(Material):
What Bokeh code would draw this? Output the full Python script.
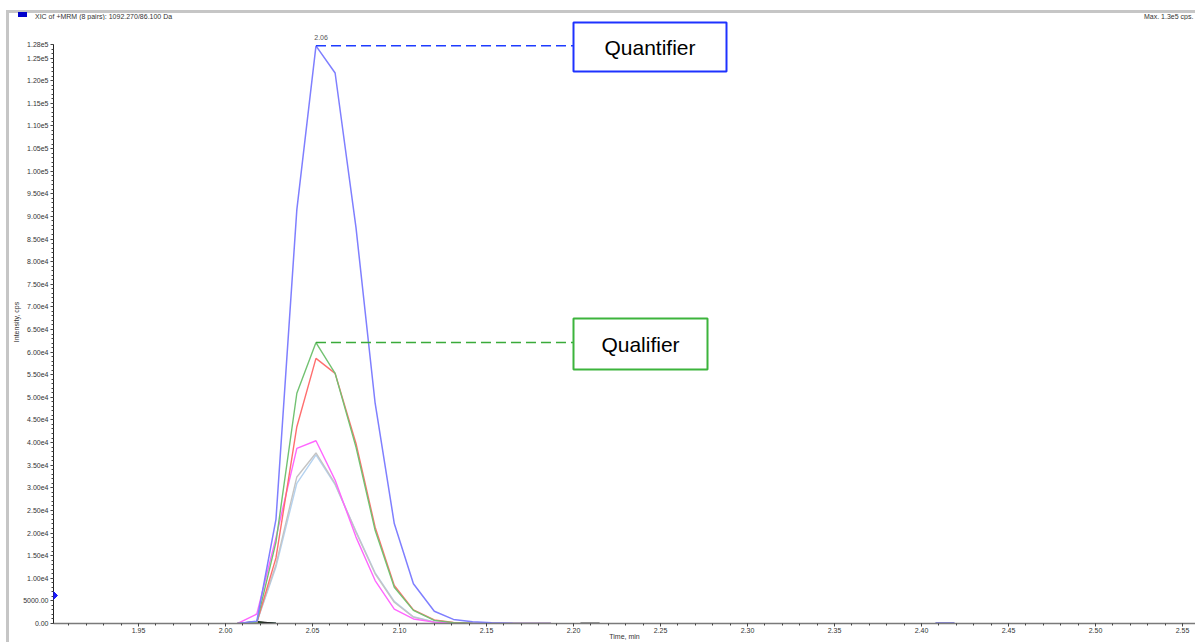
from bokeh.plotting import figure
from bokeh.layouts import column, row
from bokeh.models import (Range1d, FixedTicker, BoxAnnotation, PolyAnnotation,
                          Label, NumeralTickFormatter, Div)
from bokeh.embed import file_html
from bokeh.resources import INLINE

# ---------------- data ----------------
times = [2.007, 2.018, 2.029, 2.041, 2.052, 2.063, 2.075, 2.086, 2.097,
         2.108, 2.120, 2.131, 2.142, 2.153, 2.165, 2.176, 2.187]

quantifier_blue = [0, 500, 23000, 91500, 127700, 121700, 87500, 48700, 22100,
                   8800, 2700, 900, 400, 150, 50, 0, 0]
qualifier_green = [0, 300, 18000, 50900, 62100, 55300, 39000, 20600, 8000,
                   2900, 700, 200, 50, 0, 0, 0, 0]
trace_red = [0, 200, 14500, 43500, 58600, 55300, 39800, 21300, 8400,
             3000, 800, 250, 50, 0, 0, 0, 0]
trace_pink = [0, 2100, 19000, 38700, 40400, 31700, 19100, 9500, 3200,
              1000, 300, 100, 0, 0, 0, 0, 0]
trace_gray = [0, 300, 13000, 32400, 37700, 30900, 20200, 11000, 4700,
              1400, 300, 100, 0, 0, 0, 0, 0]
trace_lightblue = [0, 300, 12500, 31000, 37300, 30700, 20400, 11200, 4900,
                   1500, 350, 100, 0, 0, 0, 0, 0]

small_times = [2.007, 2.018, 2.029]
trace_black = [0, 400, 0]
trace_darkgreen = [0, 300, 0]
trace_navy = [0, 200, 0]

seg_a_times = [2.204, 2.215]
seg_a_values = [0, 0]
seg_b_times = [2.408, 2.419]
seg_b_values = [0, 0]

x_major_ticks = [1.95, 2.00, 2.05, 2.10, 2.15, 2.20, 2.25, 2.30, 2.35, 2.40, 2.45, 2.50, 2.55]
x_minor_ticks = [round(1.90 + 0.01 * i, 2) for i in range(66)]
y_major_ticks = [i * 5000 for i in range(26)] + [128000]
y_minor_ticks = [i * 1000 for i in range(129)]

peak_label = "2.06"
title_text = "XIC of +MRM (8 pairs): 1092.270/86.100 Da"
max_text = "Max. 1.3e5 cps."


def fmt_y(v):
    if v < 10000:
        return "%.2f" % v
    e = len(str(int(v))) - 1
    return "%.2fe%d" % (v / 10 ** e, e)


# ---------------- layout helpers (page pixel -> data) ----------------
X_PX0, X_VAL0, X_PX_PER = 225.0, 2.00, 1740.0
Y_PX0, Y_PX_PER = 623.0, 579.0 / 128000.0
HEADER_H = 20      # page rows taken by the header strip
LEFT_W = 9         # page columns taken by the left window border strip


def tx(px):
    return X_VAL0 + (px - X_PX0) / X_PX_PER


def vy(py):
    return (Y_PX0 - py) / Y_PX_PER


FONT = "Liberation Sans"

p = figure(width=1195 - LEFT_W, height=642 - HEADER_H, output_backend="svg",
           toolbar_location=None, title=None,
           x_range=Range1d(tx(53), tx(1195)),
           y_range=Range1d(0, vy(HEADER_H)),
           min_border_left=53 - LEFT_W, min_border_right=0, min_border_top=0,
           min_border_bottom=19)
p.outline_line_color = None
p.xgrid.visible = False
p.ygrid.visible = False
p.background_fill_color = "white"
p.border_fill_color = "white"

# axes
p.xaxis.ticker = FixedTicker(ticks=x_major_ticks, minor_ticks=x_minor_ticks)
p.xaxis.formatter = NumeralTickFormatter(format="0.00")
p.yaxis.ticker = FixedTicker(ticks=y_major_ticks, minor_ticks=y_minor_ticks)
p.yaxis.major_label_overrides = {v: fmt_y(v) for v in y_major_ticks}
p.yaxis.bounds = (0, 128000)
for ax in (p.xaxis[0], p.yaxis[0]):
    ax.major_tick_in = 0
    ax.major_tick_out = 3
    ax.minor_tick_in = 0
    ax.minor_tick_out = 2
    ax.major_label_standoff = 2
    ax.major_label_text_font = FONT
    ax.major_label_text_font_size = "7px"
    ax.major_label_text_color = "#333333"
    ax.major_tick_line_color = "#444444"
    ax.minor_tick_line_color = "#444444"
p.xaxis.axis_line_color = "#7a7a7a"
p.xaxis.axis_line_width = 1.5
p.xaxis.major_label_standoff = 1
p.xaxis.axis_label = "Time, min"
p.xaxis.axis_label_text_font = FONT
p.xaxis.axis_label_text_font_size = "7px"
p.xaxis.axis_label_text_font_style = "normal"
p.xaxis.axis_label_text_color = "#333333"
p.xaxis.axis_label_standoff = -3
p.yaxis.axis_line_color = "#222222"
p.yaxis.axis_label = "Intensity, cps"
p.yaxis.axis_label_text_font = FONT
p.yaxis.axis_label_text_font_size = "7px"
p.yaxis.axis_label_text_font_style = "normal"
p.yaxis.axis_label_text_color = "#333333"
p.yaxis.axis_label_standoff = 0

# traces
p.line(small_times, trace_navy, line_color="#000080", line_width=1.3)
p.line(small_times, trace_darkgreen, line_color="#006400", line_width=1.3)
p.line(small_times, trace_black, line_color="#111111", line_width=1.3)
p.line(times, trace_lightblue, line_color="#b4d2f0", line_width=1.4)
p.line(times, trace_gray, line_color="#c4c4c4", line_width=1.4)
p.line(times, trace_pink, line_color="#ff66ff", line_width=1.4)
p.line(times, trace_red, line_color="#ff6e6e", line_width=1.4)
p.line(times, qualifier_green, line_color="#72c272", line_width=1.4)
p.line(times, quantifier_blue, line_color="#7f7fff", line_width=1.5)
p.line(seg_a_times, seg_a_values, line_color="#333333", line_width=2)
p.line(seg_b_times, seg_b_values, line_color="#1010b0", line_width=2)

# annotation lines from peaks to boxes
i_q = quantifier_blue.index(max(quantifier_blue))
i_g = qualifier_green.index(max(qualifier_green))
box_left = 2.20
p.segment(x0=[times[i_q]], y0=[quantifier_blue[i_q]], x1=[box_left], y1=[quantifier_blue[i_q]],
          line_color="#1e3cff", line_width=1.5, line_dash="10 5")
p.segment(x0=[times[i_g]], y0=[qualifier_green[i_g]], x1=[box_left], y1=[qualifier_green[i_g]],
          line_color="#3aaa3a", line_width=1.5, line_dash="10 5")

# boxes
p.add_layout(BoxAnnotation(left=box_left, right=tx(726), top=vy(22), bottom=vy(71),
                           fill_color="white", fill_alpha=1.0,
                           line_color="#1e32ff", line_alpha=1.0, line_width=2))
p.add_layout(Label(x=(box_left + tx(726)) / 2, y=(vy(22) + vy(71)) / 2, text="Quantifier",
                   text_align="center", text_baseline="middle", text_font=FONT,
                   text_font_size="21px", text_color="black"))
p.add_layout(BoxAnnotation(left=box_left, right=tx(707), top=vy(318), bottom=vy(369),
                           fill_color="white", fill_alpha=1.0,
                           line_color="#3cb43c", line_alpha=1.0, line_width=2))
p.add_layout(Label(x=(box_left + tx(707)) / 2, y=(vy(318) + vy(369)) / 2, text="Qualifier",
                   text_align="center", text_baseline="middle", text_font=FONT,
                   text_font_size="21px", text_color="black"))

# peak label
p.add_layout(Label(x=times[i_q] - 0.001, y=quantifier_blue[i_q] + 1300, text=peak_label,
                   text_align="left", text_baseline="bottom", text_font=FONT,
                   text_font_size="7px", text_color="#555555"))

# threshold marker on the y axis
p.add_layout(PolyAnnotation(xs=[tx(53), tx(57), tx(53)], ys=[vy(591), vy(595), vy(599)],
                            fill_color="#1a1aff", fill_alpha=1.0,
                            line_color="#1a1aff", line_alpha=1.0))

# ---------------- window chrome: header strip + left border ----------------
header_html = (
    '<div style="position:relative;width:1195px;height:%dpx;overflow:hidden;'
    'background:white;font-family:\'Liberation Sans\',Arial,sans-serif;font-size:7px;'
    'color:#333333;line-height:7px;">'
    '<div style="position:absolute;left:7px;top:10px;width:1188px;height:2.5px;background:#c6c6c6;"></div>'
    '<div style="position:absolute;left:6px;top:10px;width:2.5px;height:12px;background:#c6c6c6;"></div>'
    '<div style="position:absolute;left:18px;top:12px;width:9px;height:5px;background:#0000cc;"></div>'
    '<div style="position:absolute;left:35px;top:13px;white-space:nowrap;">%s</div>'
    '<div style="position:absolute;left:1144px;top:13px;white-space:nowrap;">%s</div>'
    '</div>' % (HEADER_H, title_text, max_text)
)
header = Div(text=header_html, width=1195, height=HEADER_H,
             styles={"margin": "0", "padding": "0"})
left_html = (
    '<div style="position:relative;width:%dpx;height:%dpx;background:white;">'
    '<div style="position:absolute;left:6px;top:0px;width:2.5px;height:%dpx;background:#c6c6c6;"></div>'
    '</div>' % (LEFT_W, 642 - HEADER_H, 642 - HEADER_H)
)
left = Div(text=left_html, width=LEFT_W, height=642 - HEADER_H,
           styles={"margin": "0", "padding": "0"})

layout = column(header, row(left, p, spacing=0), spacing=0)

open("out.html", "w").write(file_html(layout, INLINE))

(Task to complete):
Reproduce the material above exactly, first line through the line that contains "2.108, 2.120, 2.131, 2.142, 2.153, 2.165, 2.176, 2.187]", minus the pictures.

(Reply):
What Bokeh code would draw this? Output the full Python script.
from bokeh.plotting import figure
from bokeh.layouts import column, row
from bokeh.models import (Range1d, FixedTicker, BoxAnnotation, PolyAnnotation,
                          Label, NumeralTickFormatter, Div)
from bokeh.embed import file_html
from bokeh.resources import INLINE

# ---------------- data ----------------
times = [2.007, 2.018, 2.029, 2.041, 2.052, 2.063, 2.075, 2.086, 2.097,
         2.108, 2.120, 2.131, 2.142, 2.153, 2.165, 2.176, 2.187]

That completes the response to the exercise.